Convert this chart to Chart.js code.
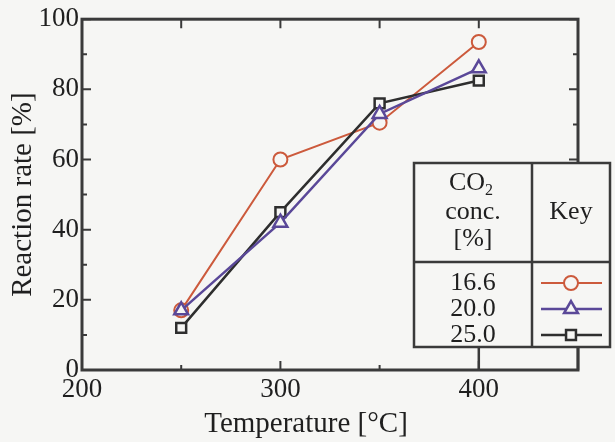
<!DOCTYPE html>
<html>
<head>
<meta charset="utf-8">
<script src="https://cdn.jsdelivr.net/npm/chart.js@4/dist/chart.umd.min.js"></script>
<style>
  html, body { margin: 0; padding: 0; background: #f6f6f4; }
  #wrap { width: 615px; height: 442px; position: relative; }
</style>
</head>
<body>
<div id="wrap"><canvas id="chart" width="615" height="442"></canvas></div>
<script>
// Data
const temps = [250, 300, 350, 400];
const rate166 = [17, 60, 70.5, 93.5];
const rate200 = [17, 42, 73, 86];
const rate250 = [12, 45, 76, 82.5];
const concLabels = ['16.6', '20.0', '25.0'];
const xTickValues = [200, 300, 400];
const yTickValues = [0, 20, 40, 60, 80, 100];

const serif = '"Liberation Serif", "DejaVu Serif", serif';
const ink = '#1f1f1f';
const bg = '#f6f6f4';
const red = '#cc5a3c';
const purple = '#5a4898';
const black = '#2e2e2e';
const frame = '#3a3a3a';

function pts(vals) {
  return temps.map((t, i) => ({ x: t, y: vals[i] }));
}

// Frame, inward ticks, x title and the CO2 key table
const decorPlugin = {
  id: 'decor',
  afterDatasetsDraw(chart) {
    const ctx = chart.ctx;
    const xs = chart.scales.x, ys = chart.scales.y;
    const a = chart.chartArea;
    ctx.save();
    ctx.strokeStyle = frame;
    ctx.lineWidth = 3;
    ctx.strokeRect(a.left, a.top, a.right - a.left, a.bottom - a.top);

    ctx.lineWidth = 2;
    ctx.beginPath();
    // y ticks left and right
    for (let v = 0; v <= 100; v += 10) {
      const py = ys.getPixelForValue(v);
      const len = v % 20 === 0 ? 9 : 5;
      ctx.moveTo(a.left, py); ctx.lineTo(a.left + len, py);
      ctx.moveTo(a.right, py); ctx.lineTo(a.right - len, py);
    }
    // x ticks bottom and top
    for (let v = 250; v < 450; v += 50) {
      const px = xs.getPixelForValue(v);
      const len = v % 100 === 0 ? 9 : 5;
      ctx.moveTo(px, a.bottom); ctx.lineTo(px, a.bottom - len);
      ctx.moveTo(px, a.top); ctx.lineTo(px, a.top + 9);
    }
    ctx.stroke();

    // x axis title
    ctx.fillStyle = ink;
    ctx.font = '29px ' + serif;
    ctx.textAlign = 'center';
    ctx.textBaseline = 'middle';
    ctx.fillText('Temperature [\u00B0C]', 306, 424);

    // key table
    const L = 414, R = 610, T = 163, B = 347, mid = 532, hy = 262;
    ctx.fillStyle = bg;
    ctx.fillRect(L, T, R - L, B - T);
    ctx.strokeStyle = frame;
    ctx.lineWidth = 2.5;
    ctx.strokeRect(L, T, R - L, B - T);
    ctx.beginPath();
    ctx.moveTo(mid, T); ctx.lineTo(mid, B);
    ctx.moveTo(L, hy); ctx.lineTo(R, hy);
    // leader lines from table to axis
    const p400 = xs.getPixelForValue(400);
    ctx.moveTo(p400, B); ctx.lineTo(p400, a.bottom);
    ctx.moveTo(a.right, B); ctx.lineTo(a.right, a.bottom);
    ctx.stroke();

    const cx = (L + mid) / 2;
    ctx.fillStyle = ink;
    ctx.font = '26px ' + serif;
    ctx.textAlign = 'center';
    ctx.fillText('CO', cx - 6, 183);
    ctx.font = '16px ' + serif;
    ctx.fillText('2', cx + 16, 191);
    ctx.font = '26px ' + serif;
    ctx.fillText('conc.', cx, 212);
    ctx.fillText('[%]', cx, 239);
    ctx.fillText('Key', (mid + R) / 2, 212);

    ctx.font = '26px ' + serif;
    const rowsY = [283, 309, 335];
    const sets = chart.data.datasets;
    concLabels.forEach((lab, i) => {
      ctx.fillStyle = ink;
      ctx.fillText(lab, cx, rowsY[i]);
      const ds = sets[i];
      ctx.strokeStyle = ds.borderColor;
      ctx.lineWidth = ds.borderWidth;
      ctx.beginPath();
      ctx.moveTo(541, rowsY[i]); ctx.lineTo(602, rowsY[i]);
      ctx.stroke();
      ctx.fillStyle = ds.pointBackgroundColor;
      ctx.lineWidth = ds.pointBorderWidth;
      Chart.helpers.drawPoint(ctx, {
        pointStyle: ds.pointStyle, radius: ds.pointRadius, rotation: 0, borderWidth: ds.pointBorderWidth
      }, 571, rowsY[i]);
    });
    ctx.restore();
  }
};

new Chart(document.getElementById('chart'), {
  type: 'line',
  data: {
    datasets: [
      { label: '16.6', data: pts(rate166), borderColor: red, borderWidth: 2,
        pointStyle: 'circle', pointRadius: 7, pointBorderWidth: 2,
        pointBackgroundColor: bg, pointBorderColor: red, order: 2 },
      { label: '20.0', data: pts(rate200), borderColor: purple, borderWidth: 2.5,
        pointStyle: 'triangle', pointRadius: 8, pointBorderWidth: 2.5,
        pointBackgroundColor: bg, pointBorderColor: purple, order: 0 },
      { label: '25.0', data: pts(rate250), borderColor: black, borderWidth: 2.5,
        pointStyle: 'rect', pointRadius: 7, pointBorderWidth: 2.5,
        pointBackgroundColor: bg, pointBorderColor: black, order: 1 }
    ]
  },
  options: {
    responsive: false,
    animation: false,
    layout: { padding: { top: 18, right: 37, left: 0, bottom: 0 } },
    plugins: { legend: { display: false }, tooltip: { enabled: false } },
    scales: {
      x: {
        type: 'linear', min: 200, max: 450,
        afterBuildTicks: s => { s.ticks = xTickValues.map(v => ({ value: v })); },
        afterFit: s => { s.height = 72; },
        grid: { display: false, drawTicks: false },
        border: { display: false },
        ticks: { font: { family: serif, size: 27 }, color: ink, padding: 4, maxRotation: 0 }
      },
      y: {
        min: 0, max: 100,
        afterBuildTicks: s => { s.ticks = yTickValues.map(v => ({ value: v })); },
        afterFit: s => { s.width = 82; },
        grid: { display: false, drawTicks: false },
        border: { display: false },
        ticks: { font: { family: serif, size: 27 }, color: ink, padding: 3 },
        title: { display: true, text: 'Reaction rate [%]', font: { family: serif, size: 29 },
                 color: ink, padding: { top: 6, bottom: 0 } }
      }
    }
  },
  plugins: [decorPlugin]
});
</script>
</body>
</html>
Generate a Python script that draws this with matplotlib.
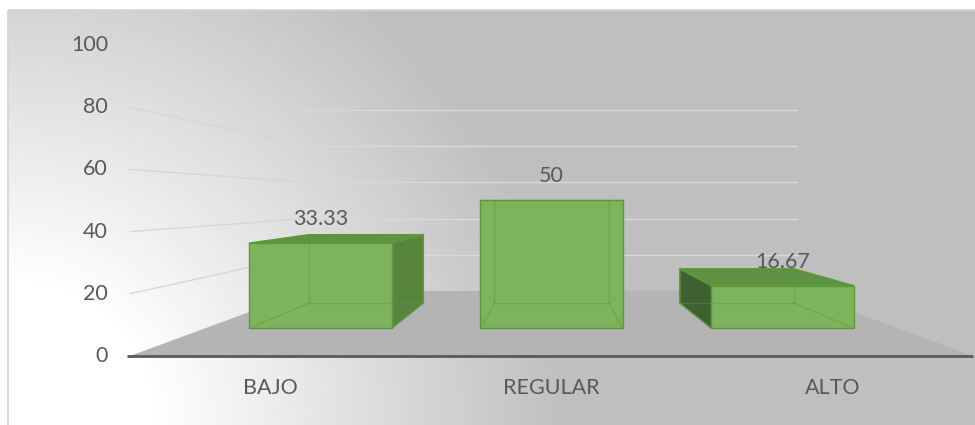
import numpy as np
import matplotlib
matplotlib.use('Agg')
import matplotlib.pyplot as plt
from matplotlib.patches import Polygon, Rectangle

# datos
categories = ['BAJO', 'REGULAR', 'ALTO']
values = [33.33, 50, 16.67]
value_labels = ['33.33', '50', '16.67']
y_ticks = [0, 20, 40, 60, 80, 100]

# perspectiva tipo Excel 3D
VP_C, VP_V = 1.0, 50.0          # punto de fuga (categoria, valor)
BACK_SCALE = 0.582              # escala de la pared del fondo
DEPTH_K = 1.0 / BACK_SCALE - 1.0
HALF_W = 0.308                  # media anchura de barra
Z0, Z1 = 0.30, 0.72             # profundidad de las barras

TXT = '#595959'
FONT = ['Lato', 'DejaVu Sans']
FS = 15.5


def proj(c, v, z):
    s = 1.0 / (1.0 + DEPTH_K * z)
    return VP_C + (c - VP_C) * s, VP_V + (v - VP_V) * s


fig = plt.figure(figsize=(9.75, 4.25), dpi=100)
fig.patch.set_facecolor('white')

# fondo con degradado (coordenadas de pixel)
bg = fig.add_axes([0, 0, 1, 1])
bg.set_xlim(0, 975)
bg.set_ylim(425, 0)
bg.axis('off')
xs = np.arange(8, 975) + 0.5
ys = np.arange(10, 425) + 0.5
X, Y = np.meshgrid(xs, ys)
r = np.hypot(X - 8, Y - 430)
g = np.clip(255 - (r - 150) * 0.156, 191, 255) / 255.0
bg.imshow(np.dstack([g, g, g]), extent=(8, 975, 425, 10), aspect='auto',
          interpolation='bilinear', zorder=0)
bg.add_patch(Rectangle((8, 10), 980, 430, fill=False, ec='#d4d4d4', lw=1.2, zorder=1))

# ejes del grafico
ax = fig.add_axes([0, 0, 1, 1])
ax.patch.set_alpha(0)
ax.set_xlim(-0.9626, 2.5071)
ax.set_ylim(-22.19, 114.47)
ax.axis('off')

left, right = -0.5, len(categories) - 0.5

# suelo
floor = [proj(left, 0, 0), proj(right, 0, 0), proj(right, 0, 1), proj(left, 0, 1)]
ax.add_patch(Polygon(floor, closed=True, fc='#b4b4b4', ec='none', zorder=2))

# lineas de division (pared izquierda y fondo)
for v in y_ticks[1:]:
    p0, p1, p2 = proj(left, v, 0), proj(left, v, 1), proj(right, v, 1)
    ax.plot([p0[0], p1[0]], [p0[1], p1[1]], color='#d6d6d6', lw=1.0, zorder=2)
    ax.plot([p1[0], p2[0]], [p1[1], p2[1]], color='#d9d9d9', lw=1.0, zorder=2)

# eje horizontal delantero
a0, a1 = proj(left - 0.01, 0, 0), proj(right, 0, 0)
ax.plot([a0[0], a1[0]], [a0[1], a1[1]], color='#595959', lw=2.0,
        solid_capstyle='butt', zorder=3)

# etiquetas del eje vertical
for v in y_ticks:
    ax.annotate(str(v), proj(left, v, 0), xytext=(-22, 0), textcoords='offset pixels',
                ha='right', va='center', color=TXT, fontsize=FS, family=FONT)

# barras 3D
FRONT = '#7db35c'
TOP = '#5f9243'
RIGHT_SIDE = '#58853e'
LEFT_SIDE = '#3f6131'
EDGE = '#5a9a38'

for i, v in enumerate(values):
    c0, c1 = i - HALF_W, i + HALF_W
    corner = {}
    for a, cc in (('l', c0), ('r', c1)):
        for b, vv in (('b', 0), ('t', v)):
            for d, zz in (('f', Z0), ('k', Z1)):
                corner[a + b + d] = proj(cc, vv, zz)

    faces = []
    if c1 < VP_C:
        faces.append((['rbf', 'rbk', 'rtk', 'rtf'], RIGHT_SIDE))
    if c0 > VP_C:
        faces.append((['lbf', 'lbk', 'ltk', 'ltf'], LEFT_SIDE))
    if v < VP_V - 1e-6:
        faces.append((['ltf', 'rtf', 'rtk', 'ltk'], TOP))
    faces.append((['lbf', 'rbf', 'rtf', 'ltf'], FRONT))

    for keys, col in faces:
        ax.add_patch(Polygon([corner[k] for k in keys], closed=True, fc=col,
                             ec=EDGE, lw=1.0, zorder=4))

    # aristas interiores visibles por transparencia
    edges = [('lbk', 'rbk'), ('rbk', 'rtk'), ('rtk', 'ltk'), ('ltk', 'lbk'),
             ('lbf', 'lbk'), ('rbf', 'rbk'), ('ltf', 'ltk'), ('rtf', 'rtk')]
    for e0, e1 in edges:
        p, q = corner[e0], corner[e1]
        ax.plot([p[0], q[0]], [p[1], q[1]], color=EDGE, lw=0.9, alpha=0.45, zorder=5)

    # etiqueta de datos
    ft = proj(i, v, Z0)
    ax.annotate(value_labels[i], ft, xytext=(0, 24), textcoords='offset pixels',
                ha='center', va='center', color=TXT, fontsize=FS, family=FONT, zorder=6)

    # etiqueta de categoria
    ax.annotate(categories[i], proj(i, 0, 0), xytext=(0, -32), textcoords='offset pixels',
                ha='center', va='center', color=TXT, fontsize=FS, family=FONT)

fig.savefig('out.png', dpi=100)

__________________________________________________

[REQUIREMENT] From the records above, give again only the part that opens with the line containing "Generate a Python" and closes with the line containing "from matplotlib.patches import". Keep both ends but drop the pictures.

[THE COMPLETED TASK]
Generate a Python script that draws this with matplotlib.
import numpy as np
import matplotlib
matplotlib.use('Agg')
import matplotlib.pyplot as plt
from matplotlib.patches import Polygon, Rectangle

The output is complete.